Boyd, the frontrunner and staff favourite to succeed Adrian Noble, said he wanted to encourage the return of past stars such as Alan Rickman, Lindsay Duncan and Vanessa Redgrave.

He also committed himself to develop new talent with more rehearsal time and better training for a core ensemble of actors.

Boyd, 47, backed Noble's controversial decision to quit its long-time London home at the Barbican for a vagrant life in venues around the capital, a –decision which has produced a drop in attendance.

"It would have been impossible to really and radically move forward without breaking the mould at a crucial and difficult time."

But he remained silent on the one question which everyone wanted him to answer – whether or not he would press ahead with his predecessor's inflammatory proposal to demolish the Royal Shakespeare Theatre in Stratford-upon-Avon, a listed building.

"I didn't get the job because of anything I said about Stratford or London. My homework in the weeks before talking to the great and good about this job was about the work," he said.

"Of course, I have views about buildings, the environment, whatever, but my feet didn't even get under the table until yesterday. I'm not going to air these views just now."

However, he said it would be healthy for the RSC to have a regular home in London in the long-run, although that did not mean the company would be resident all year.

Boyd, who is married with three children, was born in Belfast and studied English at Edinburgh University before training in Moscow, Coventry and Sheffield.

He was the founding artistic director of the well-regarded Tron Theatre in Glasgow from 1985 to 1989 and first worked for the RSC eight years ago. He became associate director in 1996 and won an Olivier Award for his Henry VI trilogy, the RSC's first production to star a black king.

He said he wanted to create an RSC of "vision and passion" presenting both the classics and new writing.

"The future is going to be bright if we inspire the best artists to feel we are their preferred place to do their most challenging work and that we are the best place for them to come and grow as artists," he said.

Such bland statements of intent belie his radicalism, his supporters claim.

Michael Attenborough, who left the RSC recently to run the Almeida Theatre in London, said Boyd was a "highly creative subversive" who was no great lover of tradition.

"Michael takes absolutely nothing for granted. He takes a delight in re-examining everything from the grass roots upwards. He will be absolutely rigorous with the work and create circumstances that enable actors and directors to be as thorough and creative as possible too."

Stephen Daldry, who first worked with Boyd 20 years ago at the Sheffield Crucible, said: "He has done consistently extraordinary work. But organisationally the RSC needs an imaginative managerial genius as well as an imaginative directorial talent. My firm belief is that Michael can do both."

He added: "If you look back to his days at the Tron, you can see a real care about the writers and the artists.
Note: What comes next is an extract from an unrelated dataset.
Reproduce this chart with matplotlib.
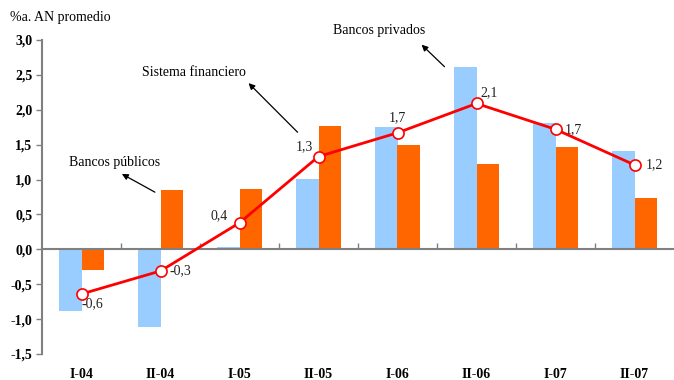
import matplotlib
matplotlib.use('Agg')
import matplotlib.pyplot as plt
import numpy as np
import matplotlib.transforms as mtransforms

plt.rcParams['font.family'] = ['Liberation Serif', 'DejaVu Serif']

periods = ['I-04', 'II-04', 'I-05', 'II-05', 'I-06', 'II-06', 'I-07', 'II-07']
privados = [-0.89, -1.12, 0.03, 1.01, 1.76, 2.62, 1.81, 1.41]
publicos = [-0.29, 0.85, 0.87, 1.77, 1.49, 1.22, 1.47, 0.74]
sistema = [-0.64, -0.31, 0.38, 1.33, 1.67, 2.09, 1.72, 1.21]
sistema_labels = ['-0,6', '-0,3', '0,4', '1,3', '1,7', '2,1', '1,7', '1,2']
yticks = [-1.5, -1.0, -0.5, 0.0, 0.5, 1.0, 1.5, 2.0, 2.5, 3.0]

x = np.arange(len(periods))
w = 0.29

fig = plt.figure(figsize=(6.74, 3.80), dpi=100, facecolor='white')
ax = fig.add_axes([42/674, 26/380, 632/674, 314/380])

ax.bar(x - w/2, privados, w, color='#99CCFF', zorder=2)
ax.bar(x + w/2, publicos, w, color='#FF6600', zorder=2)
ax.plot(x, sistema, color='#FF0000', linewidth=2, marker='o', markersize=8,
        markerfacecolor='white', markeredgecolor='#FF0000', markeredgewidth=1.2, zorder=4)

# value labels around the line points (offsets in points)
offsets = [(8, -7), (14, 0), (-15, 5), (-10, 7), (0, 11), (9, 8), (13, 0), (14, 0)]
for xi, yi, lab, (dx, dy) in zip(x, sistema, sistema_labels, offsets):
    ax.annotate(lab, (xi, yi), xytext=(dx, dy), textcoords='offset points',
                ha='center', va='center', fontsize=10, color='#222222')

ax.set_xlim(-0.5, len(periods) - 0.5)
ax.set_ylim(-1.5, 3.0)

ax.spines['top'].set_visible(False)
ax.spines['right'].set_visible(False)
ax.spines['left'].set_color('#808080')
ax.spines['left'].set_linewidth(1.5)
ax.spines['bottom'].set_position(('data', 0))
ax.spines['bottom'].set_color('#808080')
ax.spines['bottom'].set_linewidth(1.5)
ax.spines['bottom'].set_zorder(3)

ax.set_yticks(yticks)
ax.set_yticklabels([f'{v:.1f}'.replace('.', ',') for v in yticks],
                   fontweight='bold', fontsize=10)
ax.tick_params(axis='y', direction='out', length=4, color='#808080', width=1, pad=3)

ax.set_xticks(np.arange(0.5, len(periods) - 0.5, 1.0))
ax.set_xticklabels([])
ax.tick_params(axis='x', direction='in', length=4, color='#808080', width=1)

trans = mtransforms.blended_transform_factory(ax.transData, ax.transAxes)
for xi, lab in zip(x, periods):
    ax.text(xi, -0.045, lab, transform=trans, ha='center', va='top',
            fontweight='bold', fontsize=10)

arrowprops = dict(arrowstyle='-|>', color='black', lw=0.9, mutation_scale=9)
ax.annotate('', xy=(2.09, 2.41), xytext=(2.76, 1.65), arrowprops=arrowprops)
ax.text(1.42, 2.54, 'Sistema financiero', ha='center', va='center', fontsize=10)
ax.annotate('', xy=(4.28, 2.96), xytext=(4.62, 2.59), arrowprops=arrowprops,
            annotation_clip=False)
ax.text(3.77, 3.13, 'Bancos privados', ha='center', va='center', fontsize=10, clip_on=False)
ax.annotate('', xy=(0.48, 1.10), xytext=(0.96, 0.80), arrowprops=arrowprops)
ax.text(0.42, 1.25, 'Bancos públicos', ha='center', va='center', fontsize=10)

fig.text(10/674, 1 - 18/380, '%a. AN promedio', ha='left', va='center', fontsize=10)

fig.savefig('out.png', dpi=100, facecolor='white')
He created a theatre there against huge obstacles with great spirit and élan."

However, Attenborough echoed the voices of many in warning of the size of the task ahead. "He's going to have a lot of healing to do. A lot of people in the RSC are muddled and confused and bruised and there are massive financial difficulties [as a result of the recent changes]. He will have to be very clear and strong. But he's more than capable of doing that."

Lord Alexander of Weedon, the RSC's chairman, said the company had conducted a "rigorous and exhaustive" search for a successor to Adrian Noble, who quit suddenly in the face of the fierce criticism over his plans. Boyd's closest rival for the job was thought to be fellow associate director Gregory Doran, the partner of the actor Sir Antony Sher.